Similarly, to use the Clang compiler:
CC=clang CXX=clang++ cmake [options] ../jdftx-VERSION/jdftx
GPU support
For GPU support, install the CUDA SDK (either from the website, or your package manager, if available) and add -D EnableCUDA=yes to [options]. If you get an unsupported compiler error, comment out the GCC version check from $CUDA_DIR/include/host_config.h.
Also consider compiling with the following optional flags:
- -D PinnedHostMemory=yes: use page-locked memory on the host (CPU) to speed up memory transfers to the GPU. Make sure the usage limits allow sufficient / unlimited page-locked memory (see eg. ulimit man page).
- -D CudaAwareMPI=yes: If your MPI library supports direct transfers from GPU memory, this flag will speed up MPI data transfers between GPUs.
- Prior to GPU runs, consider setting the environment variable JDFTX_MEMPOOL_SIZE to a large fraction of the memory size in MB / GPU. For example, say "export JDFTX_MEMPOOL_SIZE=4096" (i.e 4 GB) for a GPU with 6 GB memory. This makes a single memory allocation at the start of the run, and then manages memory internally, bypassing expensive cudaMalloc / cudaFree calls.
If you want to run on a GPU, it must be a discrete (not on-board) NVIDIA GPU with compute capability >= 1.3, since that is the minimum for double precision. You may also need to specify -D CUDA_ARCH=compute_xy and -D CUDA_CODE=sm_xy to match the compute architecture x.y of the oldest GPU you want to run on. It currently defaults to compute capability 3.5 which is the most prominent among compute-capable GPUs and Tesla coprocessors available today. See https://developer.nvidia.com/cuda-gpus for compute capabilities of various GPUs.
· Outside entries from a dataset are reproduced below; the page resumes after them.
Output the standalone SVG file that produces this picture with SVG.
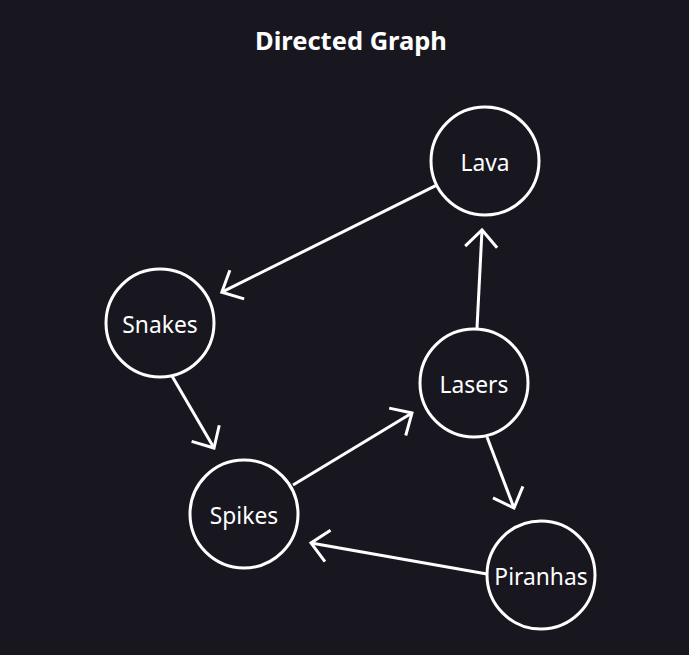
<svg xmlns="http://www.w3.org/2000/svg" width="689" height="655" viewBox="0 0 689 655">
  <style>
    .bg { fill: #18161f; }
    .title { font-family: "Noto Sans", "Open Sans", sans-serif; font-weight: bold; font-size: 25.5px; fill: #ffffff; text-anchor: middle; }
    .node circle { fill: #18161f; stroke: #ffffff; stroke-width: 3; }
    .node text { font-family: "Noto Sans", "Open Sans", sans-serif; font-size: 22.8px; fill: #ffffff; text-anchor: middle; dominant-baseline: central; }
    .edge { stroke: #ffffff; stroke-width: 3; fill: none; marker-end: url(#arrow); }
  </style>
  <defs>
    <marker id="arrow" markerUnits="userSpaceOnUse" viewBox="-20 -18 22 36" refX="0" refY="0" markerWidth="22" markerHeight="36" orient="auto" overflow="visible">
      <path d="M -17 -16 L 0 0 L -17 16" fill="none" stroke="#ffffff" stroke-width="3" stroke-linejoin="miter" stroke-linecap="butt"/>
    </marker>
  </defs>
  <rect class="bg" x="0" y="0" width="689" height="655"/>
  <text class="title" x="351" y="50">Directed Graph</text>

  <g id="connectors">
    <!-- Lava -> Snakes -->
    <line class="edge" x1="436.7" y1="185.1" x2="221.8" y2="292.2"/>
    <!-- Snakes -> Spikes -->
    <line class="edge" x1="172" y1="376" x2="214" y2="448"/>
    <!-- Spikes -> Lasers -->
    <line class="edge" x1="293" y1="485" x2="412" y2="413"/>
    <!-- Lasers -> Lava -->
    <line class="edge" x1="477" y1="328" x2="482" y2="230"/>
    <!-- Lasers -> Piranhas -->
    <line class="edge" x1="487" y1="437" x2="514" y2="508"/>
    <!-- Piranhas -> Spikes -->
    <line class="edge" x1="487" y1="574" x2="311" y2="543"/>
  </g>

  <g id="node-lava" class="node">
    <circle cx="485" cy="161" r="54"/>
    <text x="485" y="162">Lava</text>
  </g>
  <g id="node-snakes" class="node">
    <circle cx="160" cy="323" r="54"/>
    <text x="160" y="324">Snakes</text>
  </g>
  <g id="node-spikes" class="node">
    <circle cx="244" cy="514" r="54"/>
    <text x="244" y="515">Spikes</text>
  </g>
  <g id="node-lasers" class="node">
    <circle cx="474" cy="383" r="54"/>
    <text x="474" y="384">Lasers</text>
  </g>
  <g id="node-piranhas" class="node">
    <circle cx="541" cy="575" r="54"/>
    <text x="541" y="576">Piranhas</text>
  </g>
</svg>
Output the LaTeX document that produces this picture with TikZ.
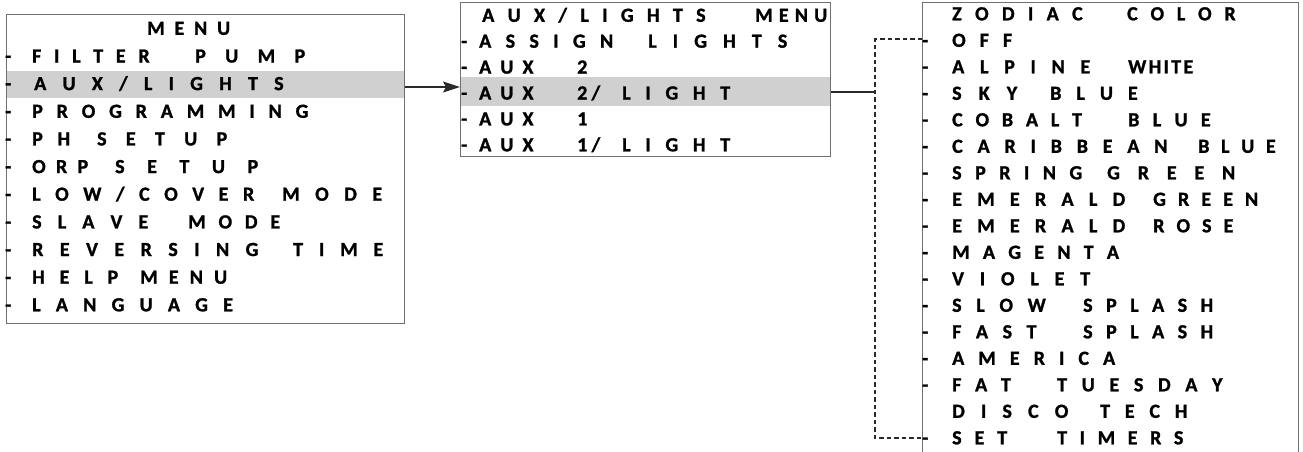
\documentclass[tikz,border=0pt]{standalone}
\usepackage{fontspec}
\setmainfont{Carlito}[UprightFont={* Bold},BoldFont={* Bold},FakeBold=1.3]
\usetikzlibrary{arrows.meta}
\makeatletter
\newcount\tcnt
\newdimen\tdim
\def\tcount#1{\tcnt=0 \tcount@#1\relax}
\def\tcount@#1{\ifx#1\relax\else\advance\tcnt by 1 \expandafter\tcount@\fi}
\def\tset#1{\tset@#1\relax}
\def\tset@#1#2\relax{#1\ifx\relax#2\relax\else\kern\tdim\tset@#2\relax\fi}
\newcommand\tw[2]{\setbox0\hbox{#2}\tcount{#2}\ifnum\tcnt>1 \tdim=\dimexpr(#1pt-\wd0)/(\tcnt-1)\relax\else\tdim=0pt\fi\hbox to #1pt{\tset{#2}\hss}}
\newcommand\dsh[1]{\hbox to #1pt{-\hss}}
\newcommand\gp[1]{\hspace{#1pt}}
\makeatother
\definecolor{boxgray}{HTML}{707070}
\definecolor{hlgray}{HTML}{D0D0D0}
\definecolor{linedark}{HTML}{2A2A2A}
\begin{document}
\begin{tikzpicture}[x=1pt,y=-1pt,
  rowtxt/.style={anchor=base west, inner sep=0pt, yshift=-0.8pt, font=\fontsize{20}{22}\selectfont\bfseries},
  menubox/.style={draw=boxgray, line width=1.3pt, anchor=north west, inner sep=0pt},
  hlband/.style={fill=hlgray, draw=none, anchor=north west, inner sep=0pt},
  conn/.style={draw=linedark, line width=1.2pt},
  dconn/.style={draw=linedark, line width=1.1pt, dash pattern=on 4.5pt off 3pt}]
\useasboundingbox (0,0) rectangle (1303,451);
\clip (0,0) rectangle (1303,451);
% highlight bands
\node[hlband, minimum width=398pt, minimum height=27pt] (hlA) at (6,71) {};
\node[hlband, minimum width=370pt, minimum height=29pt] (hlB) at (460,77) {};
% boxes
\node[menubox, minimum width=398pt, minimum height=309pt] (menuA) at (6,14) {};
\node[menubox, minimum width=370pt, minimum height=154pt] (menuB) at (460,2) {};
\node[menubox, minimum width=376pt, minimum height=480pt] (menuC) at (922,2) {};
% left menu text
\node[rowtxt] (a0) at (147,34) {\tw{83}{MENU}};
\node[rowtxt] (a1) at (5,61.7) {\dsh{27}\tw{116}{FILTER}\gp{47}\tw{110}{PUMP}};
\node[rowtxt] (a2) at (5,89.3) {\dsh{29}\tw{249}{AUX/LIGHTS}};
\node[rowtxt] (a3) at (5,117) {\dsh{27}\tw{276}{PROGRAMMING}};
\node[rowtxt] (a4) at (5,144.6) {\dsh{27}\tw{38}{PH}\gp{27}\tw{130}{SETUP}};
\node[rowtxt] (a5) at (5,172.3) {\dsh{27}\tw{56}{ORP}\gp{27}\tw{143}{SETUP}};
\node[rowtxt] (a6) at (5,199.9) {\dsh{27}\tw{221}{LOW/COVER}\gp{29}\tw{100}{MODE}};
\node[rowtxt] (a7) at (5,227.6) {\dsh{27}\tw{115}{SLAVE}\gp{41}\tw{92}{MODE}};
\node[rowtxt] (a8) at (5,255.2) {\dsh{27}\tw{226}{REVERSING}\gp{35}\tw{90}{TIME}};
\node[rowtxt] (a9) at (5,282.9) {\dsh{27}\tw{86}{HELP}\gp{22}\tw{87}{MENU}};
\node[rowtxt] (a10) at (5,310.5) {\dsh{27}\tw{200}{LANGUAGE}};
% middle menu text
\node[rowtxt] (b0) at (482,21) {\tw{223}{AUX/LIGHTS}\gp{50}\tw{72}{MENU}};
\node[rowtxt] (b1) at (461,46.9) {\dsh{18}\tw{134}{ASSIGN}\gp{35}\tw{139}{LIGHTS}};
\node[rowtxt] (b2) at (461,72.8) {\dsh{18}\tw{54}{AUX}\gp{44}\tw{11}{2}};
\node[rowtxt] (b3) at (461,98.7) {\dsh{18}\tw{54}{AUX}\gp{44}\tw{23}{2/}\gp{22}\tw{108}{LIGHT}};
\node[rowtxt] (b4) at (461,124.6) {\dsh{18}\tw{54}{AUX}\gp{44}\tw{11}{1}};
\node[rowtxt] (b5) at (461,150.5) {\dsh{18}\tw{54}{AUX}\gp{44}\tw{23}{1/}\gp{22}\tw{108}{LIGHT}};
% right menu text
\node[rowtxt] (c0) at (952,19.5) {\tw{130}{ZODIAC}\gp{45}\tw{108}{COLOR}};
\node[rowtxt] (c1) at (922,46) {\dsh{30}\tw{60}{OFF}};
\node[rowtxt] (c2) at (922,72.5) {\dsh{30}\tw{138}{ALPINE}\gp{38}\tw{65}{WHITE}};
\node[rowtxt] (c3) at (922,99) {\dsh{30}\tw{65}{SKY}\gp{33}\tw{87}{BLUE}};
\node[rowtxt] (c4) at (922,125.5) {\dsh{30}\tw{128}{COBALT}\gp{48}\tw{82}{BLUE}};
\node[rowtxt] (c5) at (922,152) {\dsh{30}\tw{215}{CARIBBEAN}\gp{31}\tw{77}{BLUE}};
\node[rowtxt] (c6) at (922,178.5) {\dsh{30}\tw{130}{SPRING}\gp{25}\tw{128}{GREEN}};
\node[rowtxt] (c7) at (922,205) {\dsh{30}\tw{173}{EMERALD}\gp{28}\tw{105}{GREEN}};
\node[rowtxt] (c8) at (922,231.5) {\dsh{30}\tw{173}{EMERALD}\gp{28}\tw{80}{ROSE}};
\node[rowtxt] (c9) at (922,258) {\dsh{30}\tw{165}{MAGENTA}};
\node[rowtxt] (c10) at (922,284.5) {\dsh{30}\tw{138}{VIOLET}};
\node[rowtxt] (c11) at (922,311) {\dsh{30}\tw{93}{SLOW}\gp{38}\tw{130}{SPLASH}};
\node[rowtxt] (c12) at (922,337.5) {\dsh{30}\tw{83}{FAST}\gp{48}\tw{130}{SPLASH}};
\node[rowtxt] (c13) at (922,364) {\dsh{30}\tw{163}{AMERICA}};
\node[rowtxt] (c14) at (922,390.5) {\dsh{30}\tw{56}{FAT}\gp{49}\tw{163}{TUESDAY}};
\node[rowtxt] (c15) at (952,417) {\tw{116}{DISCO}\gp{32}\tw{87}{TECH}};
\node[rowtxt] (c16) at (922,443.5) {\dsh{30}\tw{55}{SET}\gp{50}\tw{126}{TIMERS}};
% connectors
\coordinate (p1) at (404,87);
\coordinate (p2) at (460,87);
\coordinate (q1) at (875,92);
\coordinate (d1) at (875,39);
\coordinate (d2) at (875,438);
\draw[conn, -{Stealth[length=17pt,width=11pt,inset=3pt]}] (menuA.east |- p1) -- (menuB.west |- p2);
\draw[conn] (menuB.east |- q1) -- (q1);
\draw[dconn] (menuC.west |- d1) -- (d1) -- (d2) -- (menuC.west |- d2);
\end{tikzpicture}
\end{document}
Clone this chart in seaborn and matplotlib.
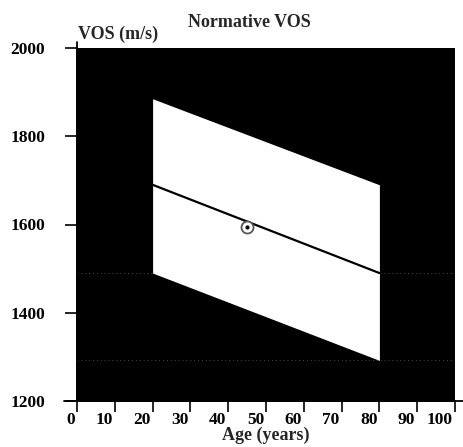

Note that you will get a real speedup only if your device has a higher memory bandwidth than your CPU/motherboard/RAM combination, since plane-wave DFT is often a memory-bound computation. Also keep in mind that you need a lot of memory on the GPU to actually fit systems of reasonable size (you probably need at least 1-2 GB of GRAM to handle moderate-sized systems).
When you compile with GPU support, extra executables jdftx_gpu, phonon_gpu and wannier_gpu will be generated that will run code almost exclusively on the GPUs, in addition to the regular executables that only run on CPUs.